Appointment Time Again!

April 23rd, 2014

The two point charge I have been serving got the word they will be receiving a full-time male local pastor who has not been divorced and is married but without children and who has 12 years of pastoral experience. Not the elder they had hoped for but a full-time pastor with experience so they are “happy” and “excited.” Now the woman who leaves worship before I preach either because I am married to a woman pastor or because I am divorced (which is what I have been told) will stay for the sermon. Good for them.

Other churches and pastors are not so “happy.” Several churches have declined a woman pastor. What is “our connection” to do with them? What should the “institutional” response be to those churches? You are taking a woman pastor anyway? What do we tell the women who have answered the call but find not only a “glass ceiling” but limited opportunities just because of their gender?

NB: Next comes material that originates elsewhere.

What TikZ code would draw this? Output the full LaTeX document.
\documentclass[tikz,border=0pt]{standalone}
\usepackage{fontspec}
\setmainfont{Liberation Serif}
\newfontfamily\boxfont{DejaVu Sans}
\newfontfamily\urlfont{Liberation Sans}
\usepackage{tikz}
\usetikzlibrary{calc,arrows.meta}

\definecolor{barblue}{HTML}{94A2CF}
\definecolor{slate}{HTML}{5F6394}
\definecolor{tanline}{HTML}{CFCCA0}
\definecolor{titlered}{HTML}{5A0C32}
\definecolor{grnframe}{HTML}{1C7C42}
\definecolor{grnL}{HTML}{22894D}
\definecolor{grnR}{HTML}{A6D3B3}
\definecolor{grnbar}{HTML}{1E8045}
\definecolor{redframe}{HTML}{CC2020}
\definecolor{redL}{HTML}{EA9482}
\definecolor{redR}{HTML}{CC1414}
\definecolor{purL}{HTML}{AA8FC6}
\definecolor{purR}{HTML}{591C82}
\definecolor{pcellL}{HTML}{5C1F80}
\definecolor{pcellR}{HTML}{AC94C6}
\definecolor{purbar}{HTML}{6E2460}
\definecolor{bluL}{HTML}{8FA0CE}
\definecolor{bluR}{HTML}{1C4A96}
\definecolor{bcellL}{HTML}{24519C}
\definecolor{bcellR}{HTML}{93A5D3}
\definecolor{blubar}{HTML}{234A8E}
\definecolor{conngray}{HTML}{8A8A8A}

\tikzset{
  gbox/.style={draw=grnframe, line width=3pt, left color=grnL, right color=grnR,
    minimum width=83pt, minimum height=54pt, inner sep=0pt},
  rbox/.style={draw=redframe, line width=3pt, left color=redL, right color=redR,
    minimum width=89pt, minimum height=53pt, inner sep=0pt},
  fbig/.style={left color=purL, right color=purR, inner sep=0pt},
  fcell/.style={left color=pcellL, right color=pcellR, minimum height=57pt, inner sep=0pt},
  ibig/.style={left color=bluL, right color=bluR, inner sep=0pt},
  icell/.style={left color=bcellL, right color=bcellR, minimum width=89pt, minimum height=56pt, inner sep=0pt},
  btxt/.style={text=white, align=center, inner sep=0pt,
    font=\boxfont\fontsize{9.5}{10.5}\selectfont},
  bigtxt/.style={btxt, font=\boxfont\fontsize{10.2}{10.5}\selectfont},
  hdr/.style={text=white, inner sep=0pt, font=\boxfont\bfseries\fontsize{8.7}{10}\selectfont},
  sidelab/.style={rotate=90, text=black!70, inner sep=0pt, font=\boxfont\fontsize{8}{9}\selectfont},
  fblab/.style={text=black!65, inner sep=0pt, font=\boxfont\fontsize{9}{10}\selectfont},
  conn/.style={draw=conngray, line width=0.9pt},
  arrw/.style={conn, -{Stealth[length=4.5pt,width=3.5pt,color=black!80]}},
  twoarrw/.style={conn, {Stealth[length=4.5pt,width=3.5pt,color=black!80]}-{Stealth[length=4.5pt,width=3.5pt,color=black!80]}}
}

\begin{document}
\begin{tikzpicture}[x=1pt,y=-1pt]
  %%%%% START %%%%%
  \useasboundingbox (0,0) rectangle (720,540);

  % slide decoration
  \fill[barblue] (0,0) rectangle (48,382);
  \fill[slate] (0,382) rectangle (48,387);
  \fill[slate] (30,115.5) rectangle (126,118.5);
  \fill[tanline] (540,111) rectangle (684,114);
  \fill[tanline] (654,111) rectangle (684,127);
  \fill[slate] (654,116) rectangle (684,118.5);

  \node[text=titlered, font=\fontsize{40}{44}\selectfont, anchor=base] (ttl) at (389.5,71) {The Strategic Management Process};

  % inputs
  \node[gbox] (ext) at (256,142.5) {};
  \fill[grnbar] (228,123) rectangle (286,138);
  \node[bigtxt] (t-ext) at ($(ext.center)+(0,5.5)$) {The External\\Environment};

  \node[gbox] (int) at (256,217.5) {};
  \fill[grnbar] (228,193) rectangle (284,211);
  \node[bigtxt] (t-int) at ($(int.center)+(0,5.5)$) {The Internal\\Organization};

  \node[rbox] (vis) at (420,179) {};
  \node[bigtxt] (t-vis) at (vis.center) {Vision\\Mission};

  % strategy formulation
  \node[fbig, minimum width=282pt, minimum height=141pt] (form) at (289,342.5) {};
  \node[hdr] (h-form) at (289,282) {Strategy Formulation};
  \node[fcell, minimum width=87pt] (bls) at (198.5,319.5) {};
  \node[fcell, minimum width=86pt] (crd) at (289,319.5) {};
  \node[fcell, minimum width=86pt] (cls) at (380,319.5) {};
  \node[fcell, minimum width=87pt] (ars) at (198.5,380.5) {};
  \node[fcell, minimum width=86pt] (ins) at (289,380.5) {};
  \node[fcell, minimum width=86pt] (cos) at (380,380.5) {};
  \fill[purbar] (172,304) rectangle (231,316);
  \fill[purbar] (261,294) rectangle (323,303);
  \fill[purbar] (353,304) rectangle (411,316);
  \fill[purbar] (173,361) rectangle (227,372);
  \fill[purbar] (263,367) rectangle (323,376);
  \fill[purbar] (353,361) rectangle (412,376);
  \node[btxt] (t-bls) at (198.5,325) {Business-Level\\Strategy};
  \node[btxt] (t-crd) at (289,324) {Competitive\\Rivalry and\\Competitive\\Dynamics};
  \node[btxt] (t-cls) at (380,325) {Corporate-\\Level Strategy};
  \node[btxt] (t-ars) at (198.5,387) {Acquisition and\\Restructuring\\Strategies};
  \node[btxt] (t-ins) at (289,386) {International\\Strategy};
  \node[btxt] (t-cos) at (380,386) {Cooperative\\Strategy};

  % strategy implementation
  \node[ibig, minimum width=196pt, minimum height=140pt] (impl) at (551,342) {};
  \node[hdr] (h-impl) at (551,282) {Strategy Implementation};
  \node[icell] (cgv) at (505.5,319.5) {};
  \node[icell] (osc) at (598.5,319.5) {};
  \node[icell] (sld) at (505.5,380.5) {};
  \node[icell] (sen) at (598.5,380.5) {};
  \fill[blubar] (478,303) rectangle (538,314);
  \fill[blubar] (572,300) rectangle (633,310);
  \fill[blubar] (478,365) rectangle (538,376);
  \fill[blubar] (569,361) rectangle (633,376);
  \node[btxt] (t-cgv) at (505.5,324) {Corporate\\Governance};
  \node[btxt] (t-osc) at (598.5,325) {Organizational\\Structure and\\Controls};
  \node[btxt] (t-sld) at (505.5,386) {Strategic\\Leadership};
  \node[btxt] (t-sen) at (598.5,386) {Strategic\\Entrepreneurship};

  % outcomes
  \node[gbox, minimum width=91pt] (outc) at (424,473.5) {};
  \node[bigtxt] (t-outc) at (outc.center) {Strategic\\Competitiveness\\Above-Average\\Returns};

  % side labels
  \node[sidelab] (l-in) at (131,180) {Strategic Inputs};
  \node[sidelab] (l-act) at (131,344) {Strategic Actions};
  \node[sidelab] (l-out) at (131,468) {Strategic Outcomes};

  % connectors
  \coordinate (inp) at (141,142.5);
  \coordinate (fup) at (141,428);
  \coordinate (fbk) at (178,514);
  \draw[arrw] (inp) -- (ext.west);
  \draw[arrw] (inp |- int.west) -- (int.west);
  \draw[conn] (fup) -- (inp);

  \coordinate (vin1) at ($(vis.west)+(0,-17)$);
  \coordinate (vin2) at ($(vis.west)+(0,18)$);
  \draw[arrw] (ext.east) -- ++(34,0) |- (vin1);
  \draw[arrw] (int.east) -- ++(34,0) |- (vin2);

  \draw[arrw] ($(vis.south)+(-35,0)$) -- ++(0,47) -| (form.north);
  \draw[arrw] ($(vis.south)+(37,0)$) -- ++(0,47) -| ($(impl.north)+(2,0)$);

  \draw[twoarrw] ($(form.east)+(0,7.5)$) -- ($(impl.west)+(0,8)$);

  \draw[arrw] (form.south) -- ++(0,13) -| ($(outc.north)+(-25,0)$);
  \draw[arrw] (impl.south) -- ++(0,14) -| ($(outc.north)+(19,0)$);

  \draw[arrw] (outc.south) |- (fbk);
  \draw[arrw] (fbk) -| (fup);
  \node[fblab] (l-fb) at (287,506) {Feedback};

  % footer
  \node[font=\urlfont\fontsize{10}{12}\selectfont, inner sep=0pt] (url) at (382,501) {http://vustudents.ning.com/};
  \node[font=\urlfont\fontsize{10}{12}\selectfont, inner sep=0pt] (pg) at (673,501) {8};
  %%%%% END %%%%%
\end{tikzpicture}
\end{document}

Many of my colleagues in suburbia and urban settings find this discussion incredulous, believing these issues (divorced clergy and women as pastors) were solved generations ago. Unfortunately, they have not been and the institutional church has not had an adequate nor comprehensive response to these concerns. Electing a divorced woman as bishop in 1984, while a nice “symbolic” gesture, has not solved the issues. If we have these issues continuing over divorce and the gender of pastors what do we think will happen when we add sexual identity to the mix?

The representative of the “institutional church,” particularly the Bishops and D.S., need to find a comprehensive way of addressing these issues. We have allowed it to be ignored or pretended they don’t exist for too long. Perhaps closing churches is the answer, perhaps publically shaming them, but a response is needed. For far too long the “institutional church” has had no real ongoing and comprehensive response as long as the churches pay the male non divorced pastor appointed them and their apportionments.

This past week the crowds sang hosanna to Jesus and within days were then calling for his crucifixion. In part, I believe, because the crowd’s expectations of a savior were not met in Jesus. Jesus was not the “savior” they wanted. What is the church to do when the pastor isn’t what the church wanted or the church isn’t what the pastor wants? It makes me want to weep over this church that I love!